Wednesday, August 18, 2021

loss.

Content Warnings: death, suicide.

My brother Tim committed suicide in January, after a lifetime of difficulties. Here is what I said at the memorial; I did change a couple things to suit the moment, but I had a hard enough time reading what I wrote.
We’re here to talk about Tim. I think if there is ever a moment to appreciate each other in full; with our skills and stumbles, our powers and frailties, this might be it. Tim decided to depart this world ahead of schedule, throwing into sharp relief all of our relationships with him. We can think back over our time with him, and see everything with a different lens, knowing the pain he carried inside.

I’m not going to lie, here. Our life as brothers was difficult in childhood, then varying flavors of loving, or awkward, or distant. It was, always, complicated.

Until he passed away, I would not have said we knew each other very well; but in the stories and support of everyone here and absent, I think that maybe we knew each other after all.

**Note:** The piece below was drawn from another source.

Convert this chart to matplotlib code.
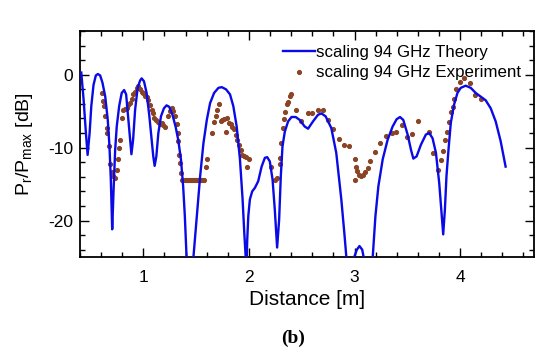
import matplotlib
matplotlib.use("Agg")
import matplotlib.pyplot as plt
from matplotlib.ticker import MultipleLocator

plt.rcParams['font.family'] = ['Liberation Sans', 'DejaVu Sans']
plt.rcParams['mathtext.fontset'] = 'custom'
plt.rcParams['mathtext.rm'] = 'Liberation Sans'
plt.rcParams['axes.unicode_minus'] = False

# Theory curve
theory_x = [0.412, 0.434, 0.456, 0.472, 0.491, 0.507, 0.528, 0.550, 0.569, 0.591,
            0.613, 0.639, 0.663, 0.679, 0.692, 0.705, 0.717, 0.733, 0.748, 0.771,
            0.795, 0.818, 0.837, 0.858, 0.874, 0.887, 0.903, 0.922, 0.946, 0.969,
            0.984, 1.006, 1.031, 1.057, 1.079, 1.094, 1.107, 1.123, 1.142, 1.167,
            1.195, 1.220, 1.245, 1.276, 1.305, 1.330, 1.356, 1.377, 1.393, 1.409,
            1.440, 1.475, 1.507, 1.538, 1.569, 1.601, 1.632, 1.670, 1.711, 1.742,
            1.783, 1.821, 1.852, 1.884, 1.915, 1.940, 1.956, 1.969, 1.976, 1.984,
            1.994, 2.009, 2.031, 2.057, 2.088, 2.120, 2.151, 2.173, 2.198, 2.224,
            2.245, 2.267, 2.286, 2.302, 2.318, 2.340, 2.371, 2.403, 2.443, 2.481,
            2.528, 2.560, 2.607, 2.654, 2.686, 2.726, 2.780, 2.827, 2.875, 2.906,
            2.922, 2.960, 3.000, 3.022, 3.047, 3.073, 3.085, 3.130, 3.173, 3.198,
            3.226, 3.267, 3.314, 3.361, 3.399, 3.431, 3.462, 3.503, 3.535, 3.557,
            3.588, 3.629, 3.676, 3.708, 3.739, 3.771, 3.802, 3.824, 3.840, 3.856,
            3.871, 3.890, 3.912, 3.943, 3.975, 4.006, 4.053, 4.101, 4.148, 4.195,
            4.242, 4.290, 4.337, 4.384, 4.431]
theory_y = [0.3, -3.4, -8.0, -11.0, -8.0, -4.3, -1.4, -0.1, 0.1, -0.1,
            -1.1, -3.0, -6.2, -9.8, -14.4, -21.2, -16.2, -10.3, -7.1, -4.3,
            -2.5, -2.1, -2.7, -6.2, -8.9, -10.9, -8.9, -4.8, -1.8, -0.8,
            -0.5, -0.9, -2.5, -5.7, -8.9, -11.2, -12.5, -11.2, -8.0, -5.7,
            -4.6, -4.2, -4.4, -5.5, -7.1, -8.9, -11.6, -15.3, -19.4, -24.9,
            -32.0, -24.9, -19.4, -13.9, -9.4, -6.2, -3.9, -2.5, -1.8, -1.7,
            -2.0, -2.7, -4.3, -7.1, -11.6, -17.1, -21.7, -24.9, -27.0, -22.6,
            -19.4, -17.1, -16.0, -15.5, -14.6, -12.6, -11.4, -11.3, -11.9, -14.4,
            -18.5, -23.7, -19.9, -13.9, -9.8, -7.8, -6.4, -5.8, -5.8, -6.2,
            -7.1, -7.4, -6.4, -5.5, -5.3, -5.7, -7.3, -10.7, -17.1, -22.1,
            -24.9, -30.0, -24.9, -24.0, -23.5, -24.0, -24.9, -30.0, -24.9, -19.4,
            -15.3, -11.6, -8.9, -7.1, -6.1, -5.8, -6.2, -8.2, -10.3, -11.5,
            -11.2, -9.6, -8.2, -8.0, -8.7, -10.7, -14.8, -18.9, -21.9, -18.5,
            -13.9, -10.3, -6.6, -4.1, -2.5, -1.8, -1.5, -1.8, -2.5, -3.0,
            -3.5, -4.6, -6.4, -9.1, -12.6]

# Experiment points
exp_x = [0.607, 0.620, 0.629, 0.640, 0.651, 0.660, 0.670, 0.686, 0.700, 0.717,
         0.733, 0.748, 0.764, 0.774, 0.780, 0.795, 0.811, 0.827, 0.842, 0.858,
         0.874, 0.890, 0.906, 0.922, 0.937, 0.953, 0.969, 0.984, 1.000, 1.016,
         1.031, 1.047, 1.063, 1.079, 1.088, 1.104, 1.116, 1.135, 1.157, 1.173,
         1.189, 1.205, 1.236, 1.252, 1.267, 1.283, 1.299, 1.314, 1.324, 1.330,
         1.340, 1.349, 1.361, 1.368,
         1.38, 1.39, 1.40, 1.41, 1.42, 1.43, 1.44, 1.45, 1.46, 1.47,
         1.48, 1.49, 1.50, 1.51, 1.52, 1.53, 1.54, 1.55, 1.56, 1.57,
         1.592, 1.607, 1.654, 1.670, 1.686, 1.701, 1.717, 1.733, 1.748, 1.764,
         1.780, 1.796, 1.811, 1.827, 1.843, 1.858, 1.874, 1.890, 1.906, 1.922,
         1.937, 1.953, 1.969, 1.978, 2.000, 2.205, 2.250, 2.265, 2.292, 2.299,
         2.305, 2.321, 2.330, 2.346, 2.361, 2.371, 2.387, 2.403, 2.450, 2.497,
         2.560, 2.601, 2.654, 2.701, 2.748, 2.795, 2.852, 2.899, 2.946, 3.000,
         3.006, 3.016, 3.025, 3.047, 3.063, 3.078, 3.104, 3.126, 3.151, 3.198,
         3.245, 3.299, 3.355, 3.396, 3.450, 3.497, 3.544, 3.597, 3.701, 3.748,
         3.795, 3.821, 3.842, 3.858, 3.877, 3.896, 3.915, 3.931, 3.946, 3.962,
         4.000, 4.041, 4.090, 4.145, 4.197]
exp_y = [-2.5, -3.6, -4.3, -5.6, -7.3, -8.0, -9.8, -12.3, -13.3, -13.9,
         -14.2, -13.0, -11.6, -10.0, -8.9, -5.9, -4.8, -4.7, -4.6, -4.2,
         -3.9, -3.3, -2.7, -2.3, -1.8, -1.6, -2.0, -2.3, -2.5, -2.9,
         -3.1, -3.4, -4.1, -4.8, -5.3, -5.9, -6.2, -6.5, -6.7, -6.6,
         -6.9, -7.1, -5.7, -5.0, -4.6, -5.0, -5.7, -6.8, -8.0, -9.1,
         -11.0, -12.1, -13.5, -14.4,
         -14.5, -14.5, -14.5, -14.5, -14.5, -14.5, -14.5, -14.5, -14.5, -14.5,
         -14.5, -14.5, -14.5, -14.5, -14.5, -14.5, -14.5, -14.5, -14.5, -14.5,
         -12.6, -11.6, -8.0, -6.5, -5.6, -4.9, -4.0, -6.4, -6.2, -6.1,
         -7.8, -5.9, -6.6, -6.7, -7.1, -7.5, -8.2, -8.9, -9.6, -10.3,
         -11.0, -11.1, -11.3, -12.6, -11.6, -12.6, -14.5, -14.2, -12.2, -11.4,
         -9.3, -7.3, -6.1, -5.1, -4.0, -3.7, -2.9, -2.7, -4.9, -6.4,
         -5.2, -5.2, -4.9, -4.8, -6.2, -7.4, -8.8, -9.6, -9.8, -14.4,
         -11.6, -12.6, -13.2, -13.7, -13.9, -13.8, -13.4, -12.8, -11.9, -10.6,
         -9.4, -8.4, -8.0, -7.8, -6.9, -8.6, -8.1, -6.4, -7.8, -10.7,
         -13.0, -11.7, -10.5, -9.0, -7.8, -6.5, -5.1, -4.4, -3.3, -2.0,
         -1.0, -0.5, -1.1, -2.8, -3.3]

fig = plt.figure(figsize=(5.5, 3.56), dpi=100)
ax = fig.add_axes([80/550, 1-257/356, 454/550, 226/356])

ax.plot(theory_x, theory_y, color='#0a0ae6', lw=1.7, label='scaling 94 GHz Theory', zorder=3)
ax.plot(exp_x, exp_y, linestyle='none', marker='o', ms=2.7, color='#8a4424',
        mec='#8a4424', label='scaling 94 GHz Experiment', zorder=2)

ax.set_xlim(0.4, 4.7)
ax.set_ylim(-25, 6)
ax.xaxis.set_major_locator(MultipleLocator(1))
ax.xaxis.set_minor_locator(MultipleLocator(0.2))
ax.yaxis.set_major_locator(MultipleLocator(10))
ax.yaxis.set_minor_locator(MultipleLocator(2))
ax.tick_params(which='both', direction='in', top=True, right=True, width=1.0, labelsize=12.5)
ax.tick_params(which='major', length=6.5)
ax.tick_params(axis='x', which='major', pad=9)
ax.tick_params(axis='y', which='major', pad=5)
ax.tick_params(which='minor', length=3.5)
for s in ax.spines.values():
    s.set_linewidth(1.3)

ax.set_xlabel('Distance [m]', fontsize=15, labelpad=4)
ax.set_ylabel(r'P$_\mathregular{r}$/P$_\mathregular{max}$ [dB]', fontsize=14)
ax.yaxis.set_label_coords(-0.10, 0.5)

leg = ax.legend(loc='upper left', bbox_to_anchor=(0.447, 0.94), frameon=False,
                fontsize=12.2, borderpad=0, borderaxespad=0, handlelength=1.9,
                handletextpad=0.08, labelspacing=0.35, markerscale=1.0)

fig.text(293/550, 1-338/356, '(b)', ha='center', va='center', fontsize=14,
         fontweight='bold', family=['Liberation Serif', 'DejaVu Serif'])

fig.savefig('out.png', dpi=100)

Before his teaching career, we got many gifts from Eastern Mountain Sports, courtesy of their generous employee discounts. One Christmas, earlier in his and A’s relationship, I opened a gift from them, as we sat in the living room where we grew up.

It was a smallish EMS duffel bag, which came with its own little stuff sack. I said “Oh, cool!” And immediately started messing with it.

Tim looked over at A and said “See? I told you.” As much as we didn’t have in common, he knew me well enough to know that the only thing better than a bag to hold stuff would be a bag to hold stuff which comes with its own bag to hold it.

Thanks to the sharing of Tim’s school community, I have a better sense of the life he wove—maybe for himself, but definitely for his daughters, and the many students who passed through his care. He was so successful in creating love and safety for those around him, but his wounded heart limited how far down he could feel those connections.

Off in the wilds of adulthood, not talking much, I hoped that my feeling of not knowing him was because I wanted him to have found his way to being a person at peace, someone I didn’t recognize so readily. He didn’t, and couldn’t find a way through any more.

And that sucks, because whatever relationship any of us had with him, I think the universal constant is that the world was better with him in it, and we will always miss him.